■ WHAT YOU SHOULD DO ■
Print the listing in its entirety and exactly, leaving out images.

■ DATA SEGMENT ■
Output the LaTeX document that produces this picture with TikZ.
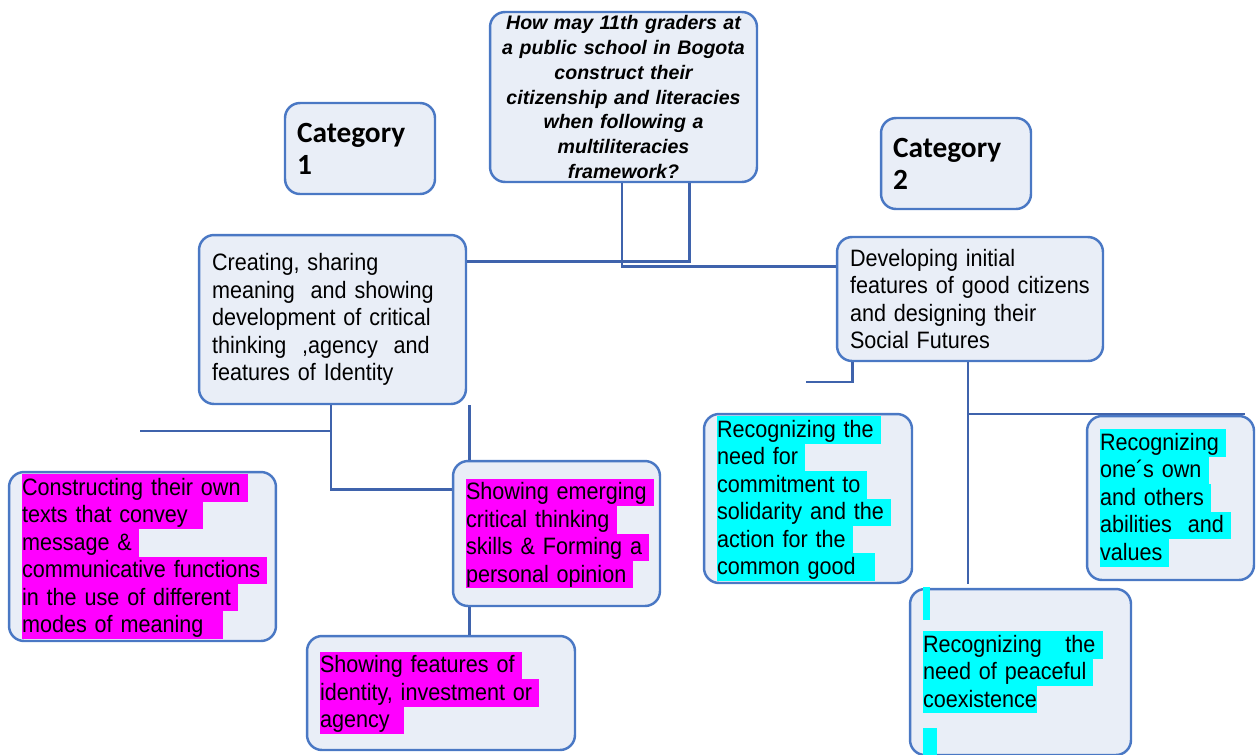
\documentclass[tikz,border=0pt]{standalone}
\usepackage{fontspec}
\setmainfont{Liberation Sans}
\newfontfamily\bodyfont{Liberation Sans}[FakeStretch=0.91]
\newfontfamily\catfont{Carlito}
\usetikzlibrary{calc}
\definecolor{boxfill}{HTML}{E9EEF7}
\definecolor{boxline}{HTML}{4A78C4}
\definecolor{linkline}{HTML}{3F63AC}
\definecolor{hlmag}{HTML}{FF00FF}
\definecolor{hlcyan}{HTML}{00FFFF}
\newcommand{\bodysize}{\fontsize{13.5pt}{15.6pt}\selectfont}
\newcommand{\qsize}{\fontsize{11.15pt}{14.2pt}\selectfont}
\newcommand{\catsize}{\fontsize{16.7pt}{18.2pt}\selectfont}
\newcommand{\hlstrut}{\rule[-3.6pt]{0pt}{15.6pt}}
% highlighted lines, optional extra room after the text
\newcommand{\hlm}[2][0pt]{{\setlength{\fboxsep}{0pt}\colorbox{hlmag}{\hlstrut#2\hspace{4pt}\hspace{#1}}}}
\newcommand{\hlc}[2][0pt]{{\setlength{\fboxsep}{0pt}\colorbox{hlcyan}{\hlstrut#2\hspace{4pt}\hspace{#1}}}}
\begin{document}
\begin{tikzpicture}[x=0.02cm, y=-0.02cm,
  cell/.style={draw=boxline, line width=1.4pt, fill=boxfill, rounded corners=0.3cm,
    inner xsep=0.26cm, inner ysep=-4pt, align=left, font=\bodysize\bodyfont},
  ques/.style={cell, align=center, inner xsep=0.1cm, font=\qsize\bfseries\itshape},
  cat/.style={cell, inner xsep=0.24cm, font=\catsize\catfont\bfseries},
  link/.style={draw=linkline, line width=1.6pt}]
\useasboundingbox (0,0) rectangle (1260,754);

\node[ques, minimum width=5.34cm, minimum height=3.4cm, text width=5.14cm] (q) at (623.5,97)
  {How may 11th graders at\\a public school in Bogota\\construct their\\citizenship and literacies\\when following a\\multiliteracies\\framework?};
\node[cat, minimum width=3cm, minimum height=1.82cm, text width=2.52cm] (cat1) at (360,148.5) {Category\\1};
\node[cat, minimum width=3cm, minimum height=1.82cm, text width=2.52cm] (cat2) at (956,163.5) {Category\\2};

% category 1
\node[cell, minimum width=5.34cm, minimum height=3.38cm, text width=4.82cm] (c1) at (332.5,319.5)
  {Creating, sharing\\meaning\ \ and showing\\development of critical\\thinking\ \ ,agency\ \ and\\features of Identity};
\node[cell, minimum width=5.34cm, minimum height=3.38cm, text width=4.82cm] (l1) at (142.5,556.5)
  {\hlm{Constructing their own}\\\hlm[4.5pt]{texts that convey}\\\hlm{message \&}\\\hlm{communicative functions}\\\hlm{in the use of different}\\\hlm[7pt]{modes of meaning}};
\node[cell, minimum width=4.14cm, minimum height=2.9cm, text width=3.62cm] (l2) at (556.5,533.5)
  {\hlm{Showing emerging}\\\hlm{critical thinking}\\\hlm{skills \& Forming a}\\\hlm{personal opinion}};
\node[cell, minimum width=5.36cm, minimum height=2.28cm, text width=4.84cm] (l3) at (441,693)
  {\hlm{Showing features of}\\\hlm{identity, investment or}\\\hlm[4pt]{agency}};

% category 2
\node[cell, minimum width=5.32cm, minimum height=2.48cm, text width=4.8cm] (c2) at (970,299)
  {Developing initial\\features of good citizens\\and designing their\\Social Futures};
\node[cell, minimum width=4.16cm, minimum height=3.38cm, text width=3.64cm] (r1) at (808,498.5)
  {\hlc{Recognizing the}\\\hlc{need for}\\\hlc{commitment to}\\\hlc{solidarity and the}\\\hlc{action for the}\\\hlc[7pt]{common good}};
\node[cell, minimum width=3.34cm, minimum height=3.28cm, text width=2.82cm] (r2) at (1170.5,498)
  {\hlc{Recognizing}\\\hlc{one´s own}\\\hlc{and others}\\\hlc{abilities\ \ and}\\\hlc{values}};
\node[cell, minimum width=4.42cm, minimum height=3.32cm, text width=3.9cm] (r3) at (1020.5,672)
  {\textcolor{hlcyan}{\rule[-4pt]{4pt}{19pt}}\\[5.4pt]\hlc{Recognizing\ \ \ the}\\\hlc{need of peaceful}\\\hlc[-4pt]{coexistence}\\[7.1pt]\textcolor{hlcyan}{\rule[-4pt]{8pt}{17pt}}};

\coordinate (c1end) at (140,431);
\coordinate (c2end) at (806,382);
\coordinate (r2end) at (1245,414);
\coordinate (l2top) at ($(l2.north west)+(18,0)$);
\coordinate (l2bot) at ($(l2.south west)+(18,0)$);

\draw[link] ($(q.south)+(66,0)$) |- ($(c1.north east)+(0,28)$);
\draw[link] ($(q.south)+(-1.5,0)$) |- ($(c2.north west)+(0,31)$);
\draw[link] ($(c1.south)+(-1.5,0)$) |- (c1end);
\draw[link] ($(c1.south)+(-1.5,0)$) |- ($(l2.north west)+(0,30)$);
\draw[link] (l2top |- c1.south) -- (l2top);
\draw[link] (l2bot) -- (l2bot |- l3.north);
\draw[link] ($(c2.south west)+(17,0)$) |- (c2end);
\draw[link] ($(c2.south)+(-2,0)$) -- ($(c2.south |- r3.north)+(-2,-4)$);
\draw[link] ($(c2.south |- r2end)+(-2,0)$) -- (r2end);
\end{tikzpicture}
\end{document}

■ RESULT FOR THIS TASK ■
Output the LaTeX document that produces this picture with TikZ.
\documentclass[tikz,border=0pt]{standalone}
\usepackage{fontspec}
\setmainfont{Liberation Sans}
\newfontfamily\bodyfont{Liberation Sans}[FakeStretch=0.91]
\newfontfamily\catfont{Carlito}
\usetikzlibrary{calc}
\definecolor{boxfill}{HTML}{E9EEF7}
\definecolor{boxline}{HTML}{4A78C4}
\definecolor{linkline}{HTML}{3F63AC}
\definecolor{hlmag}{HTML}{FF00FF}
\definecolor{hlcyan}{HTML}{00FFFF}
\newcommand{\bodysize}{\fontsize{13.5pt}{15.6pt}\selectfont}
\newcommand{\qsize}{\fontsize{11.15pt}{14.2pt}\selectfont}
\newcommand{\catsize}{\fontsize{16.7pt}{18.2pt}\selectfont}
\newcommand{\hlstrut}{\rule[-3.6pt]{0pt}{15.6pt}}
% highlighted lines, optional extra room after the text
\newcommand{\hlm}[2][0pt]{{\setlength{\fboxsep}{0pt}\colorbox{hlmag}{\hlstrut#2\hspace{4pt}\hspace{#1}}}}
\newcommand{\hlc}[2][0pt]{{\setlength{\fboxsep}{0pt}\colorbox{hlcyan}{\hlstrut#2\hspace{4pt}\hspace{#1}}}}
\begin{document}
\begin{tikzpicture}[x=0.02cm, y=-0.02cm,
  cell/.style={draw=boxline, line width=1.4pt, fill=boxfill, rounded corners=0.3cm,
    inner xsep=0.26cm, inner ysep=-4pt, align=left, font=\bodysize\bodyfont},
  ques/.style={cell, align=center, inner xsep=0.1cm, font=\qsize\bfseries\itshape},
  cat/.style={cell, inner xsep=0.24cm, font=\catsize\catfont\bfseries},
  link/.style={draw=linkline, line width=1.6pt}]
\useasboundingbox (0,0) rectangle (1260,754);

\node[ques, minimum width=5.34cm, minimum height=3.4cm, text width=5.14cm] (q) at (623.5,97)
  {How may 11th graders at\\a public school in Bogota\\construct their\\citizenship and literacies\\when following a\\multiliteracies\\framework?};
\node[cat, minimum width=3cm, minimum height=1.82cm, text width=2.52cm] (cat1) at (360,148.5) {Category\\1};
\node[cat, minimum width=3cm, minimum height=1.82cm, text width=2.52cm] (cat2) at (956,163.5) {Category\\2};

% category 1
\node[cell, minimum width=5.34cm, minimum height=3.38cm, text width=4.82cm] (c1) at (332.5,319.5)
  {Creating, sharing\\meaning\ \ and showing\\development of critical\\thinking\ \ ,agency\ \ and\\features of Identity};
\node[cell, minimum width=5.34cm, minimum height=3.38cm, text width=4.82cm] (l1) at (142.5,556.5)
  {\hlm{Constructing their own}\\\hlm[4.5pt]{texts that convey}\\\hlm{message \&}\\\hlm{communicative functions}\\\hlm{in the use of different}\\\hlm[7pt]{modes of meaning}};
\node[cell, minimum width=4.14cm, minimum height=2.9cm, text width=3.62cm] (l2) at (556.5,533.5)
  {\hlm{Showing emerging}\\\hlm{critical thinking}\\\hlm{skills \& Forming a}\\\hlm{personal opinion}};
\node[cell, minimum width=5.36cm, minimum height=2.28cm, text width=4.84cm] (l3) at (441,693)
  {\hlm{Showing features of}\\\hlm{identity, investment or}\\\hlm[4pt]{agency}};

% category 2
\node[cell, minimum width=5.32cm, minimum height=2.48cm, text width=4.8cm] (c2) at (970,299)
  {Developing initial\\features of good citizens\\and designing their\\Social Futures};
\node[cell, minimum width=4.16cm, minimum height=3.38cm, text width=3.64cm] (r1) at (808,498.5)
  {\hlc{Recognizing the}\\\hlc{need for}\\\hlc{commitment to}\\\hlc{solidarity and the}\\\hlc{action for the}\\\hlc[7pt]{common good}};
\node[cell, minimum width=3.34cm, minimum height=3.28cm, text width=2.82cm] (r2) at (1170.5,498)
  {\hlc{Recognizing}\\\hlc{one´s own}\\\hlc{and others}\\\hlc{abilities\ \ and}\\\hlc{values}};
\node[cell, minimum width=4.42cm, minimum height=3.32cm, text width=3.9cm] (r3) at (1020.5,672)
  {\textcolor{hlcyan}{\rule[-4pt]{4pt}{19pt}}\\[5.4pt]\hlc{Recognizing\ \ \ the}\\\hlc{need of peaceful}\\\hlc[-4pt]{coexistence}\\[7.1pt]\textcolor{hlcyan}{\rule[-4pt]{8pt}{17pt}}};

\coordinate (c1end) at (140,431);
\coordinate (c2end) at (806,382);
\coordinate (r2end) at (1245,414);
\coordinate (l2top) at ($(l2.north west)+(18,0)$);
\coordinate (l2bot) at ($(l2.south west)+(18,0)$);

\draw[link] ($(q.south)+(66,0)$) |- ($(c1.north east)+(0,28)$);
\draw[link] ($(q.south)+(-1.5,0)$) |- ($(c2.north west)+(0,31)$);
\draw[link] ($(c1.south)+(-1.5,0)$) |- (c1end);
\draw[link] ($(c1.south)+(-1.5,0)$) |- ($(l2.north west)+(0,30)$);
\draw[link] (l2top |- c1.south) -- (l2top);
\draw[link] (l2bot) -- (l2bot |- l3.north);
\draw[link] ($(c2.south west)+(17,0)$) |- (c2end);
\draw[link] ($(c2.south)+(-2,0)$) -- ($(c2.south |- r3.north)+(-2,-4)$);
\draw[link] ($(c2.south |- r2end)+(-2,0)$) -- (r2end);
\end{tikzpicture}
\end{document}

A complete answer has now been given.